As neighbours in Scarsdale, one of New York City's classier suburbs, Nathan Gantcher, then Oppenheimer president, and Andrew Heyer, a managing director in Canadian Imperial Bank of Commerce Wood Gundy's US high-yield-bond unit, liked to talk shop. And when a proposed sale of Oppenheimer to Bayerische Vereinsbank fell through two years ago, the chats turned to a CIBC-Oppenheimer merger. Glass-Steagall rules prohibiting certain investment and commercial banking combinations meant this was then speculative fantasy. Still, Heyer was struck by the firms' affinity.
"When I sat down and talked with Nate Gancher," Heyer says, "the philosophy behind how they ran Oppenheimer and how we ran Argosy [the high-yield boutique Heyer and two other ex-Drexel bankers created before selling it to CIBC in 1995], was amazingly similar. There was a drive for profitability versus league table rankings and an 'us against them' mentality. The underdog philosophy works well against the big guys."

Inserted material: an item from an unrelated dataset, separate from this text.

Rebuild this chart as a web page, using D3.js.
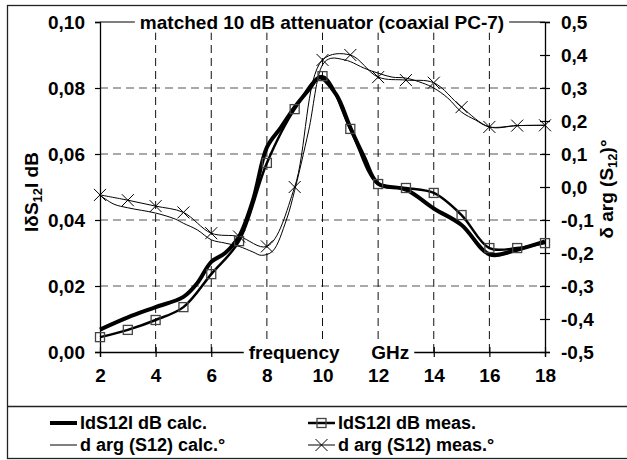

When Glass-Steagall was relaxed early last year, CIBC Wood Gundy Securities' chief executive officer, Michael Rulle, who heads the US region, asked Heyer to set up a lunch with Gantcher. The two agreed in principle right away, but it took a due-diligence process which uncovered an expensive World Financial Center lease signed by Oppenheimer before the 1987 real-estate collapse to forge a deal by July.